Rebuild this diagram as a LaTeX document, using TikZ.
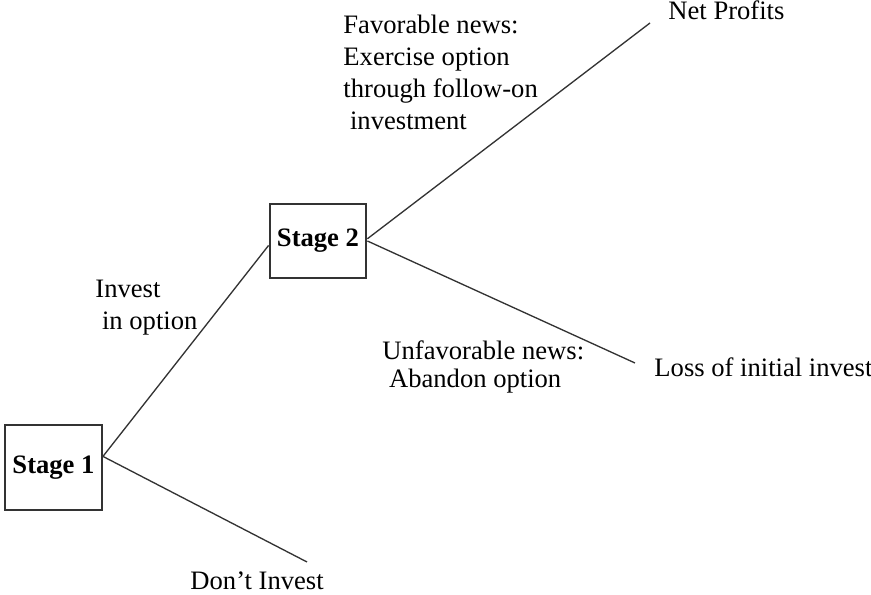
\documentclass[tikz,border=0pt]{standalone}
\usepackage{fontspec}
\setmainfont{Liberation Serif}
\usepackage{tikz}

\begin{document}
\begin{tikzpicture}[x=0.451pt, y=-0.451pt,
    font=\fontsize{12}{14.4}\selectfont,
    stagebox/.style={draw=black!80, line width=0.9pt, font=\fontsize{12}{14.4}\selectfont\bfseries},
    branch/.style={draw=black!80, line width=0.6pt},
    lbl/.style={inner sep=0pt, align=left}]
    \useasboundingbox (0, 0) rectangle (871, 595);
    \node[stagebox, minimum width=43.7pt, minimum height=38.3pt] (s1) at (53.5, 467.5) {Stage 1};
    \node[stagebox, minimum width=40.6pt, minimum height=33.4pt] (s2) at (318, 241) {Stage 2};
    \coordinate (np) at (650, 23);
    \coordinate (li) at (635, 363);
    \coordinate (di) at (307, 562);
    \draw[branch] ([yshift=5pt]s1.east) -- ([yshift=-2pt]s2.west);
    \draw[branch] ([yshift=5pt]s1.east) -- (di);
    \draw[branch] ([yshift=1pt]s2.east) -- (np);
    \draw[branch] (s2.east) -- (li);
    \node[lbl, anchor=north west] (fav) at (343, 15)
      {Favorable news:\\Exercise option\\through follow-on\\\ investment};
    \node[lbl, anchor=north west] (inv) at (95, 280)
      {Invest\\\ in option};
    \node[lbl, anchor=north west, font=\fontsize{12}{13}\selectfont] (unfav) at (382, 340)
      {Unfavorable news:\\\ Abandon option};
    \node[lbl, anchor=base west] (profit) at (668, 20) {Net Profits};
    \node[lbl, anchor=base west] (loss) at (654, 377) {Loss of initial invest};
    \node[lbl, anchor=base west] (dont) at (190, 590) {Don’t Invest};
  \end{tikzpicture}
\end{document}
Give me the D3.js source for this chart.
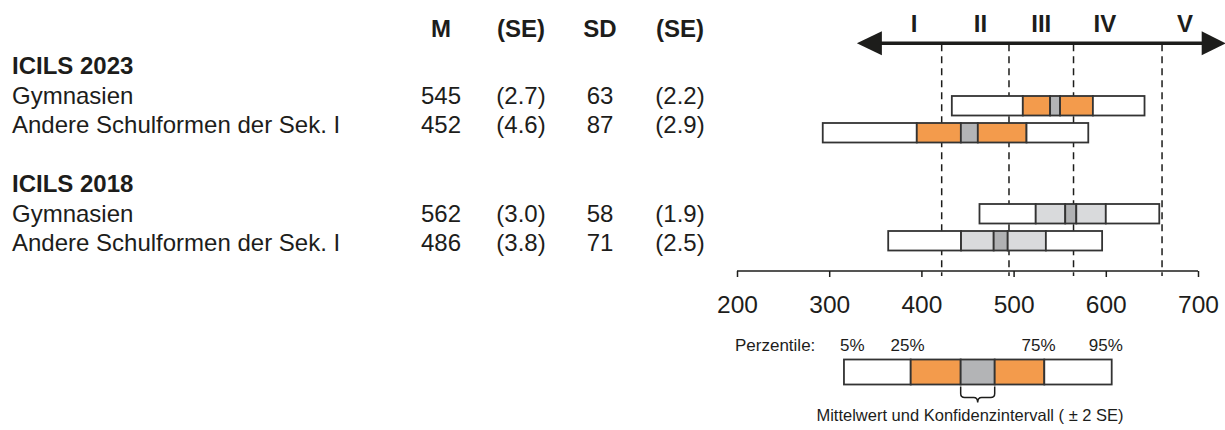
______________________________
# Set task:
Restate the data above word for word. Skip every picture.

# Task answer:
Rebuild this diagram as a LaTeX document, using TikZ.
\documentclass[tikz,border=0pt]{standalone}
\usepackage{fontspec}
\setmainfont{Liberation Serif}
\usepackage{tikz}

\begin{document}
\begin{tikzpicture}[x=0.451pt, y=-0.451pt,
    font=\fontsize{12}{14.4}\selectfont,
    stagebox/.style={draw=black!80, line width=0.9pt, font=\fontsize{12}{14.4}\selectfont\bfseries},
    branch/.style={draw=black!80, line width=0.6pt},
    lbl/.style={inner sep=0pt, align=left}]
    \useasboundingbox (0, 0) rectangle (871, 595);
    \node[stagebox, minimum width=43.7pt, minimum height=38.3pt] (s1) at (53.5, 467.5) {Stage 1};
    \node[stagebox, minimum width=40.6pt, minimum height=33.4pt] (s2) at (318, 241) {Stage 2};
    \coordinate (np) at (650, 23);
    \coordinate (li) at (635, 363);
    \coordinate (di) at (307, 562);
    \draw[branch] ([yshift=5pt]s1.east) -- ([yshift=-2pt]s2.west);
    \draw[branch] ([yshift=5pt]s1.east) -- (di);
    \draw[branch] ([yshift=1pt]s2.east) -- (np);
    \draw[branch] (s2.east) -- (li);
    \node[lbl, anchor=north west] (fav) at (343, 15)
      {Favorable news:\\Exercise option\\through follow-on\\\ investment};
    \node[lbl, anchor=north west] (inv) at (95, 280)
      {Invest\\\ in option};
    \node[lbl, anchor=north west, font=\fontsize{12}{13}\selectfont] (unfav) at (382, 340)
      {Unfavorable news:\\\ Abandon option};
    \node[lbl, anchor=base west] (profit) at (668, 20) {Net Profits};
    \node[lbl, anchor=base west] (loss) at (654, 377) {Loss of initial invest};
    \node[lbl, anchor=base west] (dont) at (190, 590) {Don’t Invest};
  \end{tikzpicture}
\end{document}
Give me the D3.js source for this chart.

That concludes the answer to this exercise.